- **Given information**:
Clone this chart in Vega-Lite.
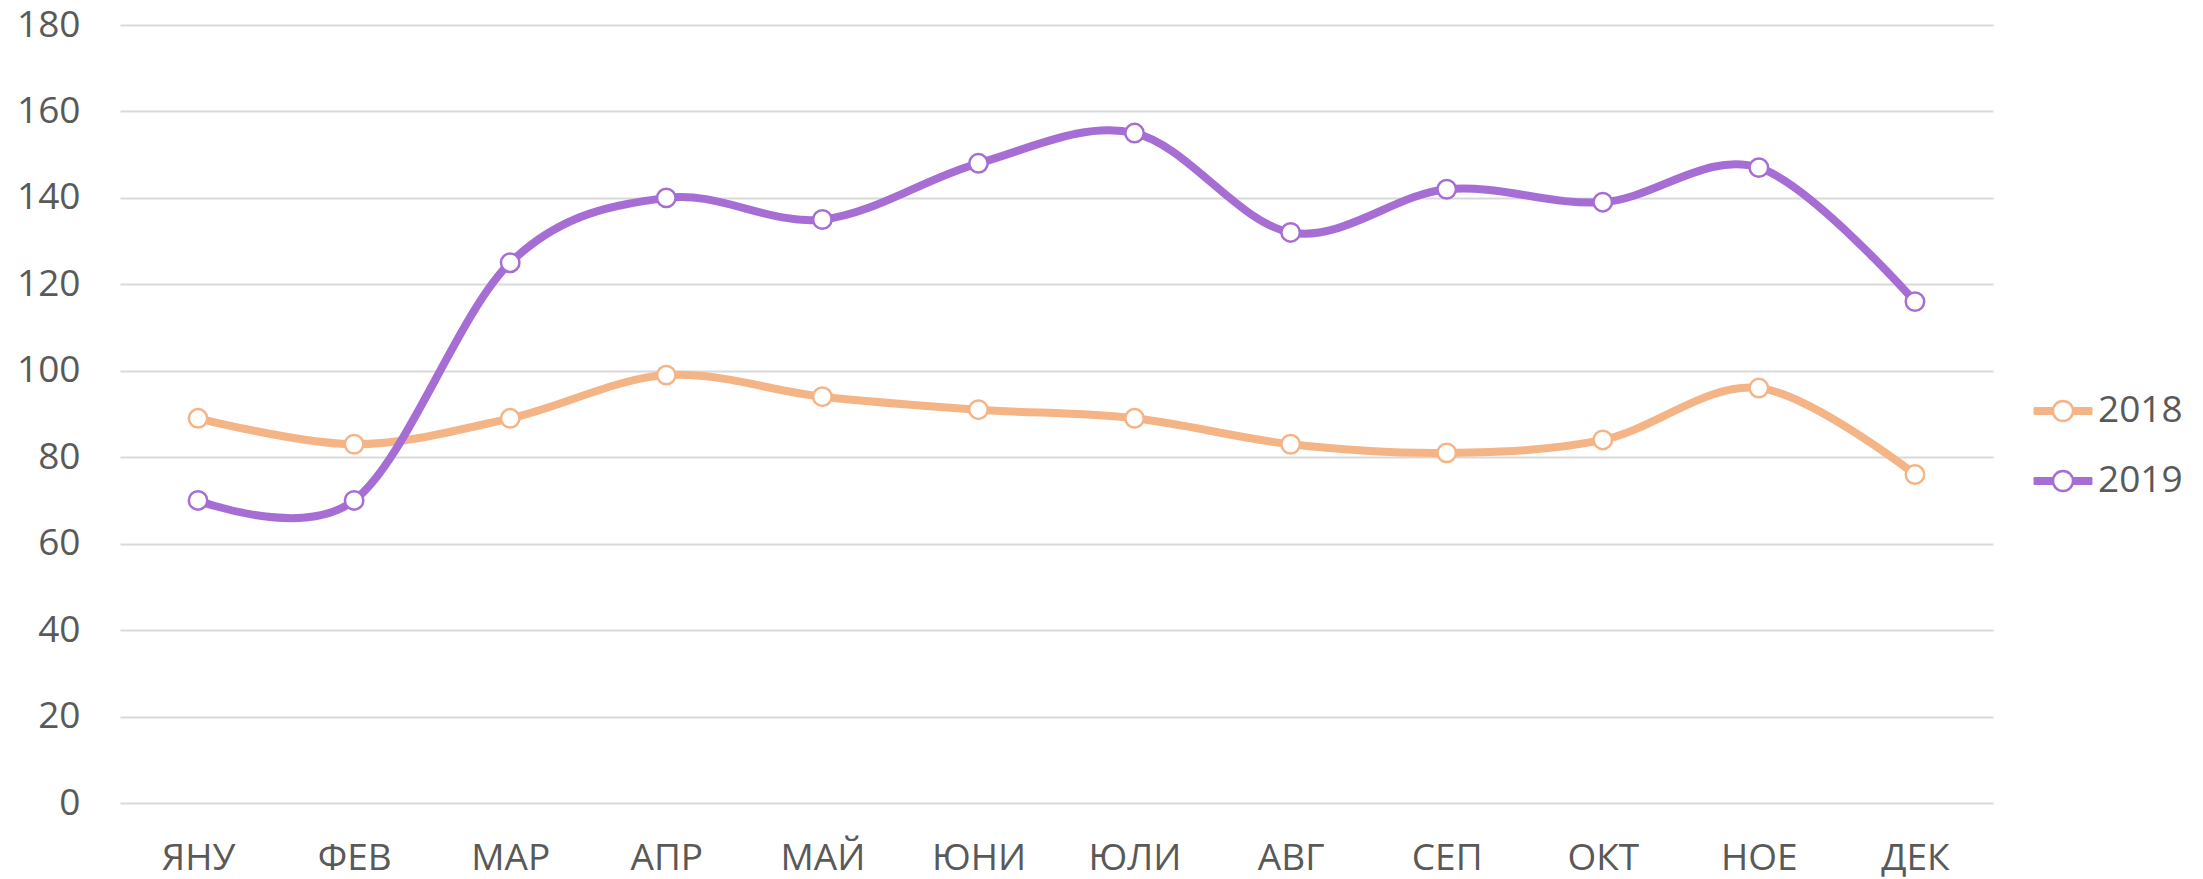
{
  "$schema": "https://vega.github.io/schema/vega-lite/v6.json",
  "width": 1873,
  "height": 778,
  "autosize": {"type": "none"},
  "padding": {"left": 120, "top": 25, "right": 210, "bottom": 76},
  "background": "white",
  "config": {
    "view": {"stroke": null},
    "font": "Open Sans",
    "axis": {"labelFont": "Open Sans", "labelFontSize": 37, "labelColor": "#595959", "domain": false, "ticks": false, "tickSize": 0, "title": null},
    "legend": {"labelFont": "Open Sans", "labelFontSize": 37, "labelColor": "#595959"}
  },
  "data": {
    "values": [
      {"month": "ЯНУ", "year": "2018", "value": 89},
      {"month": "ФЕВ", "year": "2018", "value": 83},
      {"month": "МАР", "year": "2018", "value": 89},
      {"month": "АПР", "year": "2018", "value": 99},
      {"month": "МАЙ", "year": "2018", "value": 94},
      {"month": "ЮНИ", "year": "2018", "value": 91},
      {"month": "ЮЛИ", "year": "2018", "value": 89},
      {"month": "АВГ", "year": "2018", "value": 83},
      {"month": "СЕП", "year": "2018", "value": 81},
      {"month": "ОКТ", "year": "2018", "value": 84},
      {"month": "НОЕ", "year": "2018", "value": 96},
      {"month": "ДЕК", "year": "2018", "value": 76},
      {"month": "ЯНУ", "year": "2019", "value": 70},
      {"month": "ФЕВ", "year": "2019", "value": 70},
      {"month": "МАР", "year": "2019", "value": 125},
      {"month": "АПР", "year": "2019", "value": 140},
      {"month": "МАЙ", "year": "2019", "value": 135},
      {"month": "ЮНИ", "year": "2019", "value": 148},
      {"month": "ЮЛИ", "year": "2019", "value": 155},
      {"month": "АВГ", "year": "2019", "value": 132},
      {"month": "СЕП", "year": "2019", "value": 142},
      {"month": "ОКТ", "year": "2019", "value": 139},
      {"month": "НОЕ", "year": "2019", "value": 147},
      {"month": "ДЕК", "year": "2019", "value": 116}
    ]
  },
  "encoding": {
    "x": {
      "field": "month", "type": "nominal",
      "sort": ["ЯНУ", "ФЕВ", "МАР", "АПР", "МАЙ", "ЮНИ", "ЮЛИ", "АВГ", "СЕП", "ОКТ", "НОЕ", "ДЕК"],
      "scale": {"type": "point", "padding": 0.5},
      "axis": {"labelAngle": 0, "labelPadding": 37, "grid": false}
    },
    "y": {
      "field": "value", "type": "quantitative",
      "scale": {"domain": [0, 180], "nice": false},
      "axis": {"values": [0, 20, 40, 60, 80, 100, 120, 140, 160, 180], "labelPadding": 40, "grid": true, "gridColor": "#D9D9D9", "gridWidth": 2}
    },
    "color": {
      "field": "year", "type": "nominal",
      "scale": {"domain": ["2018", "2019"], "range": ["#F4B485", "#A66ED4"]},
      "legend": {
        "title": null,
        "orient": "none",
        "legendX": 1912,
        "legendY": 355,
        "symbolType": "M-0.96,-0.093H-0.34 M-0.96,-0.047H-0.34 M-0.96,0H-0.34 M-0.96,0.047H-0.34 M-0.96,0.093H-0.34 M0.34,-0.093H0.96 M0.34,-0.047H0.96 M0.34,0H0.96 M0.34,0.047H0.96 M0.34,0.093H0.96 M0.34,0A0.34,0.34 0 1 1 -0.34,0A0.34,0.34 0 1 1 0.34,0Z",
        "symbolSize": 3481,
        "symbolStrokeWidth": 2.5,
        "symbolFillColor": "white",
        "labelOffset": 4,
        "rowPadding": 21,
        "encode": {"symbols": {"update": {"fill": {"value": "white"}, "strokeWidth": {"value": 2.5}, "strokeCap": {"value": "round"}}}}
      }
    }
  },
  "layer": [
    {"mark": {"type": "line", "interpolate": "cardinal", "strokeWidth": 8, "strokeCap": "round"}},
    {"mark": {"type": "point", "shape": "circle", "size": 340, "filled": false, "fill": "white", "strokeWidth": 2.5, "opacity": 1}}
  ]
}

- **Goal**: What is needed is an exact reproduction of the data, pictures excluded.

- **Complete answer**:
Clone this chart in Vega-Lite.
{
  "$schema": "https://vega.github.io/schema/vega-lite/v6.json",
  "width": 1873,
  "height": 778,
  "autosize": {"type": "none"},
  "padding": {"left": 120, "top": 25, "right": 210, "bottom": 76},
  "background": "white",
  "config": {
    "view": {"stroke": null},
    "font": "Open Sans",
    "axis": {"labelFont": "Open Sans", "labelFontSize": 37, "labelColor": "#595959", "domain": false, "ticks": false, "tickSize": 0, "title": null},
    "legend": {"labelFont": "Open Sans", "labelFontSize": 37, "labelColor": "#595959"}
  },
  "data": {
    "values": [
      {"month": "ЯНУ", "year": "2018", "value": 89},
      {"month": "ФЕВ", "year": "2018", "value": 83},
      {"month": "МАР", "year": "2018", "value": 89},
      {"month": "АПР", "year": "2018", "value": 99},
      {"month": "МАЙ", "year": "2018", "value": 94},
      {"month": "ЮНИ", "year": "2018", "value": 91},
      {"month": "ЮЛИ", "year": "2018", "value": 89},
      {"month": "АВГ", "year": "2018", "value": 83},
      {"month": "СЕП", "year": "2018", "value": 81},
      {"month": "ОКТ", "year": "2018", "value": 84},
      {"month": "НОЕ", "year": "2018", "value": 96},
      {"month": "ДЕК", "year": "2018", "value": 76},
      {"month": "ЯНУ", "year": "2019", "value": 70},
      {"month": "ФЕВ", "year": "2019", "value": 70},
      {"month": "МАР", "year": "2019", "value": 125},
      {"month": "АПР", "year": "2019", "value": 140},
      {"month": "МАЙ", "year": "2019", "value": 135},
      {"month": "ЮНИ", "year": "2019", "value": 148},
      {"month": "ЮЛИ", "year": "2019", "value": 155},
      {"month": "АВГ", "year": "2019", "value": 132},
      {"month": "СЕП", "year": "2019", "value": 142},
      {"month": "ОКТ", "year": "2019", "value": 139},
      {"month": "НОЕ", "year": "2019", "value": 147},
      {"month": "ДЕК", "year": "2019", "value": 116}
    ]
  },
  "encoding": {
    "x": {
      "field": "month", "type": "nominal",
      "sort": ["ЯНУ", "ФЕВ", "МАР", "АПР", "МАЙ", "ЮНИ", "ЮЛИ", "АВГ", "СЕП", "ОКТ", "НОЕ", "ДЕК"],
      "scale": {"type": "point", "padding": 0.5},
      "axis": {"labelAngle": 0, "labelPadding": 37, "grid": false}
    },
    "y": {
      "field": "value", "type": "quantitative",
      "scale": {"domain": [0, 180], "nice": false},
      "axis": {"values": [0, 20, 40, 60, 80, 100, 120, 140, 160, 180], "labelPadding": 40, "grid": true, "gridColor": "#D9D9D9", "gridWidth": 2}
    },
    "color": {
      "field": "year", "type": "nominal",
      "scale": {"domain": ["2018", "2019"], "range": ["#F4B485", "#A66ED4"]},
      "legend": {
        "title": null,
        "orient": "none",
        "legendX": 1912,
        "legendY": 355,
        "symbolType": "M-0.96,-0.093H-0.34 M-0.96,-0.047H-0.34 M-0.96,0H-0.34 M-0.96,0.047H-0.34 M-0.96,0.093H-0.34 M0.34,-0.093H0.96 M0.34,-0.047H0.96 M0.34,0H0.96 M0.34,0.047H0.96 M0.34,0.093H0.96 M0.34,0A0.34,0.34 0 1 1 -0.34,0A0.34,0.34 0 1 1 0.34,0Z",
        "symbolSize": 3481,
        "symbolStrokeWidth": 2.5,
        "symbolFillColor": "white",
        "labelOffset": 4,
        "rowPadding": 21,
        "encode": {"symbols": {"update": {"fill": {"value": "white"}, "strokeWidth": {"value": 2.5}, "strokeCap": {"value": "round"}}}}
      }
    }
  },
  "layer": [
    {"mark": {"type": "line", "interpolate": "cardinal", "strokeWidth": 8, "strokeCap": "round"}},
    {"mark": {"type": "point", "shape": "circle", "size": 340, "filled": false, "fill": "white", "strokeWidth": 2.5, "opacity": 1}}
  ]
}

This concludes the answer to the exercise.